No teatro, os alunos do 6º e 7º ano participaram de um bate-papo com os quadrinistas Rafael Calça e Jefferson Costa sobre a HQ Jeremias: Alma. Durante o encontro, os autores abordaram temas como identidade, ancestralidade e racismo. Durante o último trimestre a obra foi base para projetos interdisciplinares que integraram literatura, espanhol, matemática e produções artísticas. A participação dos alunos do Cervantes Solidário, que prestaram uma emocionante homenagem aos autores, destacou o momento de escuta, arte e reflexão crítica.

Os alunos do 8º ano se encontraram com a autora Lucia Seixas, que, ao falar sobre sua obra Vórtex, discutiu sobre utopias, literatura e desafios da escrita no mundo digital contemporâneo. Já Marcelo Duarte também esteve presente, conversando sobre Detetive Vaga-Lume e o misterioso caso do Escaravelho, um livro que homenageia a clássica série juvenil dos anos 70 — Coleção Vaga-Lume —, criando um ambiente de nostalgia e entusiasmo, com até pais e mães de alunos relembrando a coleção original.

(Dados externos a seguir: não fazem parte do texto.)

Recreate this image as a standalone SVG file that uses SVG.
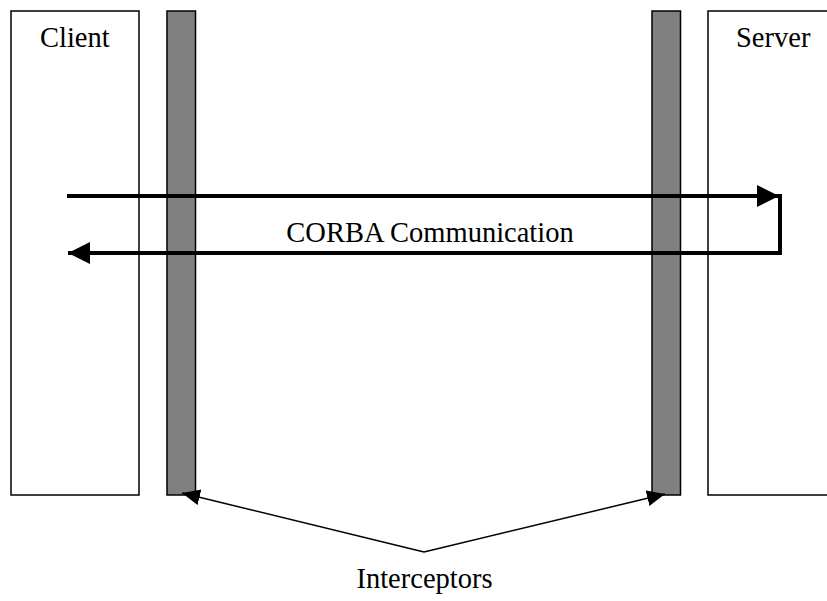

Os alunos do 9º ano participaram de um encontro com João Anzanelo Carrascoza, autor de Aquela água toda, que com uma fala poética e afetiva destacou a importância de perceber a beleza nos pequenos momentos da vida. Em seguida, Maicon Tenfen conversou sobre Quissama: o império dos capoeiras, uma obra que mistura história e ficção, levando os leitores a refletirem sobre o passado escravocrata e o valor cultural da capoeira, promovendo um profundo mergulho na história do Brasil e suas narrativas.

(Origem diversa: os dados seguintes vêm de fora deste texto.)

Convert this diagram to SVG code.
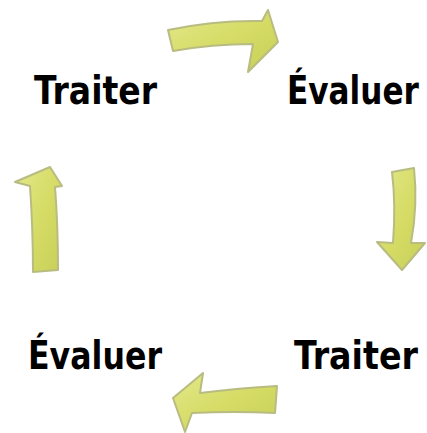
<svg xmlns="http://www.w3.org/2000/svg" width="427" height="433" viewBox="0 0 427 433">
<style>
.lbl{font-family:"DejaVu Sans Condensed","DejaVu Sans",sans-serif;font-stretch:condensed;font-weight:bold;font-size:39px;fill:#000}
.arr{fill:url(#g);stroke:#b8bc80;stroke-width:2;stroke-linejoin:round}
</style>
<defs>
<linearGradient id="g" x1="0" y1="0" x2="1" y2="1">
<stop offset="0" stop-color="#e4e88c"/>
<stop offset="0.5" stop-color="#d6dc66"/>
<stop offset="1" stop-color="#c8d05a"/>
</linearGradient>
</defs>
<g id="connectors">
<path class="arr" d="M168,30 Q215,20 262,21 L268,10 L278,42 L248,72 L253,44 Q212,44 173,51 Z"/>
<path class="arr" d="M392,172 L414,168 Q418,205 411,243 L425,243 L402,270 L377,242 L393,243 Q396,205 392,172 Z"/>
<path class="arr" d="M277,386 L275,413 Q235,411 192,413 L185,432 L173,398 L203,373 L200,393 Q240,388 277,386 Z"/>
<path class="arr" d="M33,272 L58,270 Q58,225 55,187 L62,186 L50,167 L15,182 L30,186 Q33,230 33,272 Z"/>
</g>
<g id="n1"><text class="lbl" x="34" y="104" textLength="123" lengthAdjust="spacingAndGlyphs">Traiter</text></g>
<g id="n2"><text class="lbl" x="287" y="104" textLength="132" lengthAdjust="spacingAndGlyphs">Évaluer</text></g>
<g id="n3"><text class="lbl" x="294" y="369" textLength="124" lengthAdjust="spacingAndGlyphs">Traiter</text></g>
<g id="n4"><text class="lbl" x="28" y="369" textLength="134" lengthAdjust="spacingAndGlyphs">Évaluer</text></g>
</svg>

No auditório, os alunos do 1º ano do Ensino Médio participaram de uma conversa com Kaled Kanbour, autor da HQ Província Negra, que reconstrói a trajetória de Luiz Gama na São Paulo do século XIX. O encontro provocou uma reflexão sobre os silêncios da história e o papel da arte como resistência. Os alunos do 2º ano assistiram a uma palestra de Débora Tavares sobre 1984, de George Orwell, destacando a atualidade da distopia ao abordar temas como poder, vigilância e liberdade e a importância da literatura na formação crítica. Também no auditório a historiadora Cristina Wissenbach encontrou-se com os alunos do 2º ano e palestrou sobre a HQ Mukanda Tiodora, de Marcelo D’Salete, destacando a resistência negra e a luta por liberdade na cidade São Paulo do século XIX.

Para encerrar a programação, Vera Eunice de Jesus Lima, filha de Carolina Maria de Jesus e o pesquisador Ubiratã Souza conduziram uma conversa profunda sobre Quarto de Despejo, abordando o legado de Carolina Maria de Jesus e o impacto da marginalização urbana nas populações negras. Este encontro foi marcado por escuta sensível, emoção e memória viva.

Além da programação literária, o público teve a oportunidade de aproveitar a exposição imersiva do livro Origem, de Nat Cardozo, montada no foyer do teatro.

Nos estandes de autógrafos, tivemos momentos especiais e a honra de receber autores incríveis:

Ana Beatriz Chamat com Abra a caixa
André Hirst com O menino que não amarrava a chuteira
Angeles Paredes com Capim, o cavalinho verde
Débora Ferrari com E agora, Pedrinho?
Elisabete Ribeiro com O mistério da borboletinha
Giovane Rodrigues Silva com As investigações filosóficas e Sobre a certeza
Ivo Bonfiglioli com Dois estranhos numa orquestra
Luis Gustavo Reis com A trajetória de Joaquim Pinto de Oliveira, o Tebas
Moreira de Acopiara com Mulheres negras inspiradoras
Paula Renata de Araújo e Silvia Massimini Feliz tradutoras de Dom Quixote
Priscila de Brito com Sintonizados
Suppa com Vida de rainha

O sábado, 17 de maio, foi um verdadeiro mosaico de vozes, histórias, ritmos e saberes, um dia em que a literatura, que já é parte integrante do cotidiano do Colégio, atravessou mais uma vez os muros da escola para reafirmar seu poder de sensibilizar, educar e transformar. Seja nas leituras obrigatórias, nas indicações dos professores, nas leituras espontâneas motivadas pelas visitas à biblioteca ou nos projetos diversos, a literatura sempre foi, e continua sendo, um dos pilares essenciais da formação de nossos alunos.